§ Provided entries
================
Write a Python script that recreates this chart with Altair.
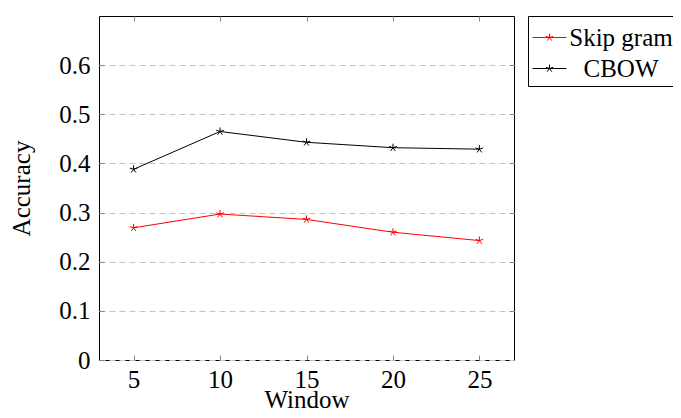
================
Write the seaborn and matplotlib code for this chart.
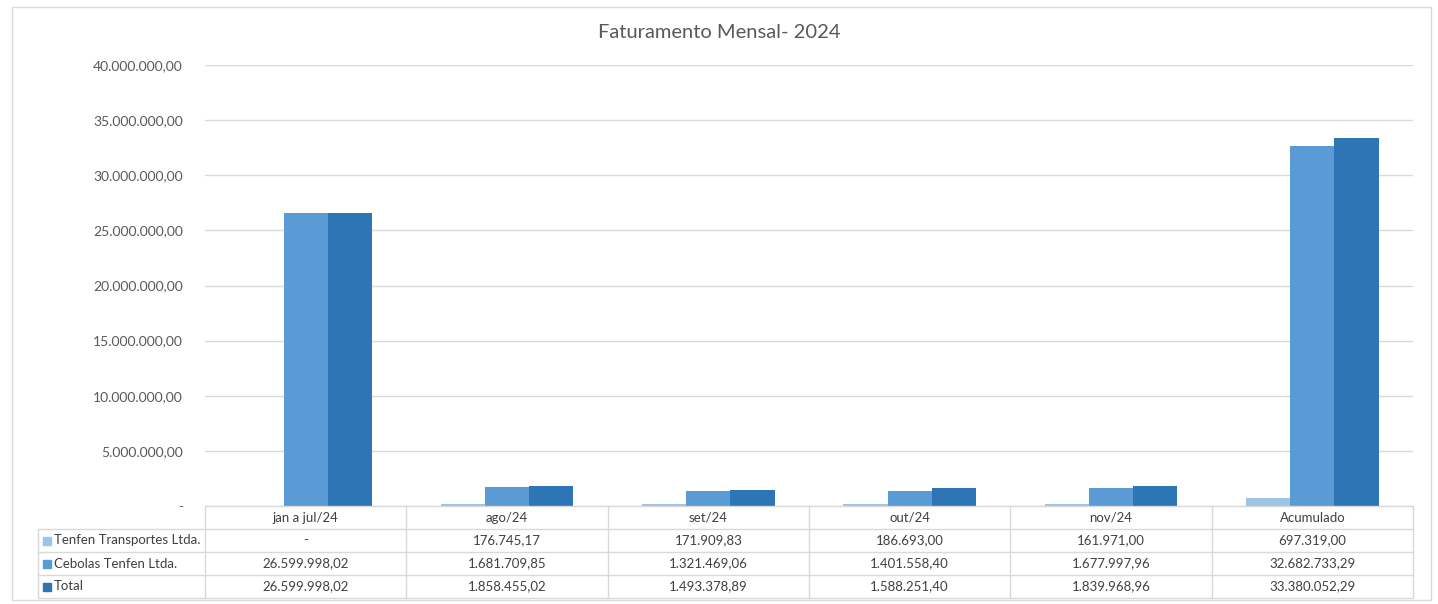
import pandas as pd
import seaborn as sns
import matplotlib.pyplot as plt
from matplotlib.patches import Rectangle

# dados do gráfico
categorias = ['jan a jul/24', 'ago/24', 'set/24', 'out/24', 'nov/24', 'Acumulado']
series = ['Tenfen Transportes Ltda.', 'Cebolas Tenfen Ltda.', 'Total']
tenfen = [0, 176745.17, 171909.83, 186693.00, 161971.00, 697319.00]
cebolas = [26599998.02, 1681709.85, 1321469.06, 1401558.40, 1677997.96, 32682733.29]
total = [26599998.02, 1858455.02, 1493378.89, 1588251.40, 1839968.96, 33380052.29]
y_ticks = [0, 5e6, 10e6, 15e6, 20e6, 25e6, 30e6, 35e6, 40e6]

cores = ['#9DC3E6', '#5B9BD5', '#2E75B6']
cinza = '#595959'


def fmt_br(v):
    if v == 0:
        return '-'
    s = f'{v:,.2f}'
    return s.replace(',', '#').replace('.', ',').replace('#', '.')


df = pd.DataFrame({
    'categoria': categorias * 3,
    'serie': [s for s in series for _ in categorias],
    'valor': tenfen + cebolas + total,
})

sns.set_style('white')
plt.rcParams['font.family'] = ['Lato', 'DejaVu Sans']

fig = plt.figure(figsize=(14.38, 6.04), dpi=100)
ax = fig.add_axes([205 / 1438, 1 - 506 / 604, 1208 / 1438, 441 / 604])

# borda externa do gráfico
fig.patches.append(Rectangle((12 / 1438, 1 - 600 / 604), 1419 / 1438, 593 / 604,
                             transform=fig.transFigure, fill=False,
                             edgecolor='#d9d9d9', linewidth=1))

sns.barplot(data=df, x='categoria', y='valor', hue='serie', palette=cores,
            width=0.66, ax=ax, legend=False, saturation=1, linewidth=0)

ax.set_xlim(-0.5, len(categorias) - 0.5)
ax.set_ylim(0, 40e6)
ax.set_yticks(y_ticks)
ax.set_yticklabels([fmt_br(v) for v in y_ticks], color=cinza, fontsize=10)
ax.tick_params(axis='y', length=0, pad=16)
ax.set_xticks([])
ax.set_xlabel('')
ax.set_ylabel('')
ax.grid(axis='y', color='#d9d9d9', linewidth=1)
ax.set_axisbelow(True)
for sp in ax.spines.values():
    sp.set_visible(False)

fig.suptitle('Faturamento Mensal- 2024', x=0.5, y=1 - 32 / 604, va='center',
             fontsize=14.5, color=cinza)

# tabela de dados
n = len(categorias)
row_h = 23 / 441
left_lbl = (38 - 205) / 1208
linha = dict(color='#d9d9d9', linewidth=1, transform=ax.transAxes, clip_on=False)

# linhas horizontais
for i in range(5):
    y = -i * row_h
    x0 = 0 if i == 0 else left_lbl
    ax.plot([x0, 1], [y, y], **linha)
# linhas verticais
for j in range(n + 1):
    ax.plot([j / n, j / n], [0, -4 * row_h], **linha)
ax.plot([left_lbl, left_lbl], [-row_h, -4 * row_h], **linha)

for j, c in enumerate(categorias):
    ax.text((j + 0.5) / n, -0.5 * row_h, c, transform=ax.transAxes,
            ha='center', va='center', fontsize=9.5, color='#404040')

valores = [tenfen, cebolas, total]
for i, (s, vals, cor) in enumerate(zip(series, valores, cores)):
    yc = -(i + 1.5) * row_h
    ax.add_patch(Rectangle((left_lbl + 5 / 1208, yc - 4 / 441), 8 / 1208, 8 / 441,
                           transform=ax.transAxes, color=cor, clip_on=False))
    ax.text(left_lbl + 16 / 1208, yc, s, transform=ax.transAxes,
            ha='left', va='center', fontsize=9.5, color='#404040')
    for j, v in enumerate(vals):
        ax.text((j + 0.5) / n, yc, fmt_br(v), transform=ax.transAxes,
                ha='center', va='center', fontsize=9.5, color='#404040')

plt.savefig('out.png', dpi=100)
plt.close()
================
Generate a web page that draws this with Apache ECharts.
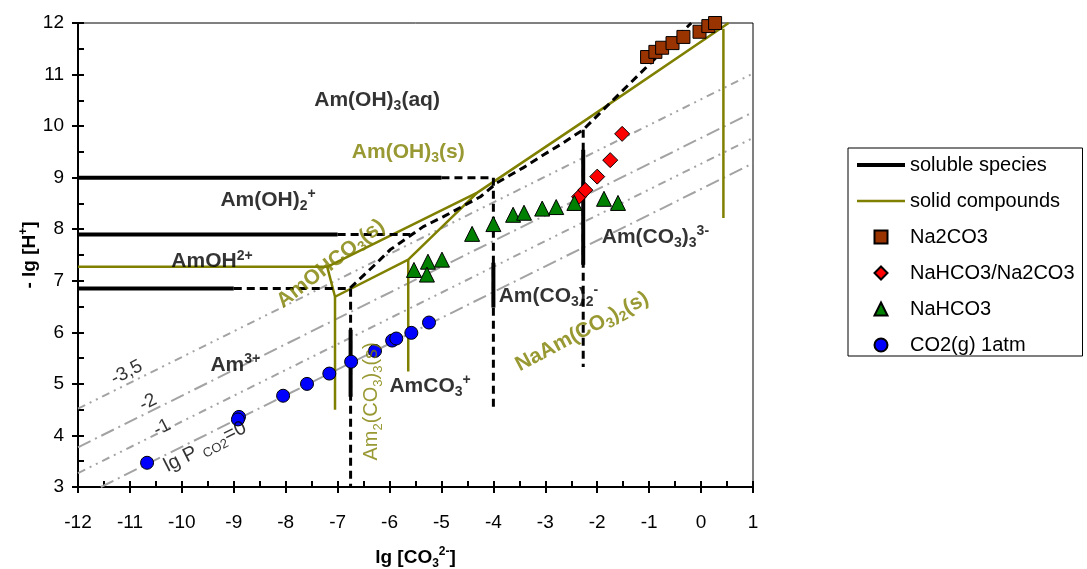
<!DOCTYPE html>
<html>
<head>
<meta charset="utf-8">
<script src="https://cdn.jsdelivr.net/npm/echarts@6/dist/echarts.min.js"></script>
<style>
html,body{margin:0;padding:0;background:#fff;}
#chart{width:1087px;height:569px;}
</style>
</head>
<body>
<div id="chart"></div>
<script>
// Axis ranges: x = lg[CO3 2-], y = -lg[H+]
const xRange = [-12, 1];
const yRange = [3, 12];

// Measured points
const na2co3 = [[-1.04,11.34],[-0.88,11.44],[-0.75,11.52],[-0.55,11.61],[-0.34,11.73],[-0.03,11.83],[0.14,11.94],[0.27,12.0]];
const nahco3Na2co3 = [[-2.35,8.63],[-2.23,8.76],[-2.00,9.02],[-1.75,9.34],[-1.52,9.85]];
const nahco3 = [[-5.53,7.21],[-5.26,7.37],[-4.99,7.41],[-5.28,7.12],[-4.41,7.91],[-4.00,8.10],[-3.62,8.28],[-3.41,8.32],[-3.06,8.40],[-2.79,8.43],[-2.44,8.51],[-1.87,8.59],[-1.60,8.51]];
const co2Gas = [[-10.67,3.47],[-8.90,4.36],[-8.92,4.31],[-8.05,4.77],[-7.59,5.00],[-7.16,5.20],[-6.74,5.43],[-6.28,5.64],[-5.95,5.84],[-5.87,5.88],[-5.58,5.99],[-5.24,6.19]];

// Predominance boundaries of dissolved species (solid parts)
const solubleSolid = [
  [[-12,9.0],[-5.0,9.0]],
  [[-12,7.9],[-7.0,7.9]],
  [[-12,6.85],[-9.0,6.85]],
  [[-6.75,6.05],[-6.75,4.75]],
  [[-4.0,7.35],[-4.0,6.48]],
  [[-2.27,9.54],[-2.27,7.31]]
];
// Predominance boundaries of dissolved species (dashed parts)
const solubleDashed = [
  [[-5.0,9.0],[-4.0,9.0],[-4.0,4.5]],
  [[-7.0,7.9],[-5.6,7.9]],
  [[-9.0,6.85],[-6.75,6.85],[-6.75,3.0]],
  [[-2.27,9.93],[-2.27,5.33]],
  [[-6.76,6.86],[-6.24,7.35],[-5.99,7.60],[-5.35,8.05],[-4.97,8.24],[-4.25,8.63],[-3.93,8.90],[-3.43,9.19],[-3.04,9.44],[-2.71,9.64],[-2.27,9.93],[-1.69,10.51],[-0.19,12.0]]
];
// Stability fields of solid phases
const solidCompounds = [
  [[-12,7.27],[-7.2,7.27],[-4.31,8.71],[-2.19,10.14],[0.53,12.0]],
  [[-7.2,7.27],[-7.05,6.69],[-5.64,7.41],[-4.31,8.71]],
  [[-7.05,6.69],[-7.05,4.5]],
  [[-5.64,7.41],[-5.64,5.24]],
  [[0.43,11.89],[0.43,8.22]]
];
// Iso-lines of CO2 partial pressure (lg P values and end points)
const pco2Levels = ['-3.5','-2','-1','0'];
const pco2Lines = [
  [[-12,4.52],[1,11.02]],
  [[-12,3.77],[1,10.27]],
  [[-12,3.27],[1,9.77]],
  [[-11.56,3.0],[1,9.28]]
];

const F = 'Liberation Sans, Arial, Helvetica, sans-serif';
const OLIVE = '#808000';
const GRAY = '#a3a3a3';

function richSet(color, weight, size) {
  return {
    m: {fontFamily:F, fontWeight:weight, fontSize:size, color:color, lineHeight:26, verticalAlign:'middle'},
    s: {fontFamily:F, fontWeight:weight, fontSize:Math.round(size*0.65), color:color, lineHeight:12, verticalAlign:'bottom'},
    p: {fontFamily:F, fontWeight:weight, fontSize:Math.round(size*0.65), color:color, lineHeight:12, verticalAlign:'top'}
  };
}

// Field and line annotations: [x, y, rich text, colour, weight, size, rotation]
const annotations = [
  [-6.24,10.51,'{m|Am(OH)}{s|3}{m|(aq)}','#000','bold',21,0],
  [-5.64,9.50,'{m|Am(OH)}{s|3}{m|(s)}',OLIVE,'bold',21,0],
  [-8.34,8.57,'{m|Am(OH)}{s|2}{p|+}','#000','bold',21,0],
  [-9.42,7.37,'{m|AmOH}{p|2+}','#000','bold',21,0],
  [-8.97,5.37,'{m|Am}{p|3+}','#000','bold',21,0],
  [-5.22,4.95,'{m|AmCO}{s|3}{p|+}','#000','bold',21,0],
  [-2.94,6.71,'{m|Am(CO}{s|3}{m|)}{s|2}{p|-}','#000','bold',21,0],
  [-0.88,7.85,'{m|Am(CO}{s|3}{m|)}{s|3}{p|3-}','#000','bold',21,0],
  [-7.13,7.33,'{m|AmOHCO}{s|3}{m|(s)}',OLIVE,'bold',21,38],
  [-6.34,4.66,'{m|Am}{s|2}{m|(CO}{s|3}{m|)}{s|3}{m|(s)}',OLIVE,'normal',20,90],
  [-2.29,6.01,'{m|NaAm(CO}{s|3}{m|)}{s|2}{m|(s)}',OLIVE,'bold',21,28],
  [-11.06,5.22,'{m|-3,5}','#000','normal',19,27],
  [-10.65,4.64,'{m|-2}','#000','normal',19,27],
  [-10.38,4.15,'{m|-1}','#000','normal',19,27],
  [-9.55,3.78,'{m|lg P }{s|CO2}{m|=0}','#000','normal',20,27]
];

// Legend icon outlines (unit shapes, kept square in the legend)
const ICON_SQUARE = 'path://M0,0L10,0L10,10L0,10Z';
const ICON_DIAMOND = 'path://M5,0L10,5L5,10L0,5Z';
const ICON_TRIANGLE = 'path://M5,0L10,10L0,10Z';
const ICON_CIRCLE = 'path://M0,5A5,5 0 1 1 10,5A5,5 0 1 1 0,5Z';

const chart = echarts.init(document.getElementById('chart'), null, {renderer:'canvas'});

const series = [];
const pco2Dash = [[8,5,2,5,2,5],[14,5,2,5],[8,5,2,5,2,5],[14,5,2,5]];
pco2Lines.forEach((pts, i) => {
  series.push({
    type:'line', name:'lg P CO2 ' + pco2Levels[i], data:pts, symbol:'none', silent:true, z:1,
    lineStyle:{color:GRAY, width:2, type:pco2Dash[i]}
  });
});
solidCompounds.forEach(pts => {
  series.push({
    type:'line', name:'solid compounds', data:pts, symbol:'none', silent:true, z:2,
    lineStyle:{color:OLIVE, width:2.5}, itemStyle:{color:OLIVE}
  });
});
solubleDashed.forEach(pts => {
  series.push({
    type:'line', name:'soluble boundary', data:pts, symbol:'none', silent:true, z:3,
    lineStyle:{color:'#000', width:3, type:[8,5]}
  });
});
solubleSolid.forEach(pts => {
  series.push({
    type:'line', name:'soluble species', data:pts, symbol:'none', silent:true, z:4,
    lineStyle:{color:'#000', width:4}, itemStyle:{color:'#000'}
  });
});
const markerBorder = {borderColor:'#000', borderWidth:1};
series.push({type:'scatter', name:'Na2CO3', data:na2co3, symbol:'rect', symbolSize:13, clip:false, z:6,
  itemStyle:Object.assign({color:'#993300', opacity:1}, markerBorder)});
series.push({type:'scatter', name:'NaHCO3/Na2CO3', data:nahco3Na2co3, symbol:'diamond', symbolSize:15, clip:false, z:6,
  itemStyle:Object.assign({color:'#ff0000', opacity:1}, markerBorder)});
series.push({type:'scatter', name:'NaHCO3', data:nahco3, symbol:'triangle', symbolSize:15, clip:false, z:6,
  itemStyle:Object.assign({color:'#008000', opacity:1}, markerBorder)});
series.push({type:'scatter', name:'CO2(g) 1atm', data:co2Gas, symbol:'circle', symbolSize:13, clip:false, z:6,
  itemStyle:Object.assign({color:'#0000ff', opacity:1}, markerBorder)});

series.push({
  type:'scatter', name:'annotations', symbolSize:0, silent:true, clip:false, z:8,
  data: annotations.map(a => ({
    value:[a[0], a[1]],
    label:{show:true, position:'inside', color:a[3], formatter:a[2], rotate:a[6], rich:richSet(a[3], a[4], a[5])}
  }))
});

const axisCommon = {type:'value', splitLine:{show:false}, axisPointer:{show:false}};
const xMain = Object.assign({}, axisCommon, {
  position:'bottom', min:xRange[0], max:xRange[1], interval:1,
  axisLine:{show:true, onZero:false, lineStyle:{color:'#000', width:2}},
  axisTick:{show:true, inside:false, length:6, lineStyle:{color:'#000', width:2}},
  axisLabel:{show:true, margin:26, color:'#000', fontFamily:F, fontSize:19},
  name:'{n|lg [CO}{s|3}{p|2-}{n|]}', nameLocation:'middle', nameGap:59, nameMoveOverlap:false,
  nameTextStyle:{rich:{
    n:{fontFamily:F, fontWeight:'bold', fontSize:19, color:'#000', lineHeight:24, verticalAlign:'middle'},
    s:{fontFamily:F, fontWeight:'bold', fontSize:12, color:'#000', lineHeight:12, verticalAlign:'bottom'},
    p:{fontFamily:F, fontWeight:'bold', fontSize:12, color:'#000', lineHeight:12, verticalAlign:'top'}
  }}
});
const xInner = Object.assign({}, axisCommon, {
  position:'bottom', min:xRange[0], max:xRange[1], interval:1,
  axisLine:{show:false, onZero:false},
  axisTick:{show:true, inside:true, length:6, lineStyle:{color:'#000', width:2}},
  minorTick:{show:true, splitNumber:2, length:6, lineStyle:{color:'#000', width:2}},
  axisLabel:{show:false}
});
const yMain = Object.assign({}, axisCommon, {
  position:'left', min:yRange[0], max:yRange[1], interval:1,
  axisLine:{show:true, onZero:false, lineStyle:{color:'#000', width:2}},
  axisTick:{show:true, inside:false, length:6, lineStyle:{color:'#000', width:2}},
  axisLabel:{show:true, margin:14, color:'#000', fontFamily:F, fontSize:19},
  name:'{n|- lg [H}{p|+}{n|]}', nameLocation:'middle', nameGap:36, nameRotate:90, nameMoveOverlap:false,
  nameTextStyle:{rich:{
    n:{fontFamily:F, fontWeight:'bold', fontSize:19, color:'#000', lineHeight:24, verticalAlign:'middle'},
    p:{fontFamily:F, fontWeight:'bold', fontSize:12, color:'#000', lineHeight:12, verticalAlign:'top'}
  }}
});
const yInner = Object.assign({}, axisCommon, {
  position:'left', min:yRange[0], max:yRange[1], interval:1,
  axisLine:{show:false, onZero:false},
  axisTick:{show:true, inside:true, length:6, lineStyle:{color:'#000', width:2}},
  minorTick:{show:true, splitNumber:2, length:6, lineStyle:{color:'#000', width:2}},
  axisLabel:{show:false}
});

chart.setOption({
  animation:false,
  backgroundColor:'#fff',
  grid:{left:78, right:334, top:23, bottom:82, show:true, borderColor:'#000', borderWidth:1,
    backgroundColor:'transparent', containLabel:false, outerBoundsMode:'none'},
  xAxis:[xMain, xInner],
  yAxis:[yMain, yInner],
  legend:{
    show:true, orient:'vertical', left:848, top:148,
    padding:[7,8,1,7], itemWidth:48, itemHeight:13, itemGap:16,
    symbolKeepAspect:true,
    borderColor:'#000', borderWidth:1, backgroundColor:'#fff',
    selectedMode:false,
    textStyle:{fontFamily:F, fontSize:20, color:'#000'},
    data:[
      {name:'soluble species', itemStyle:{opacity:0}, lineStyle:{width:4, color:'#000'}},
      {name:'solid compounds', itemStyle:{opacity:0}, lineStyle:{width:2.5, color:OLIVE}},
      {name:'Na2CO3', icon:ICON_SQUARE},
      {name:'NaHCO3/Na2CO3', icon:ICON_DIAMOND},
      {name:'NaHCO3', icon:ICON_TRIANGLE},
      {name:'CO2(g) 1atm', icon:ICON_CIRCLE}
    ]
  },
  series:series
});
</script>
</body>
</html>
================
Using the entries above, write out exactly the lines from the one with "Write the seaborn" through the one with "from matplotlib.patches import Rectangle", ends included. Leave out any pictures.

Write the seaborn and matplotlib code for this chart.
import pandas as pd
import seaborn as sns
import matplotlib.pyplot as plt
from matplotlib.patches import Rectangle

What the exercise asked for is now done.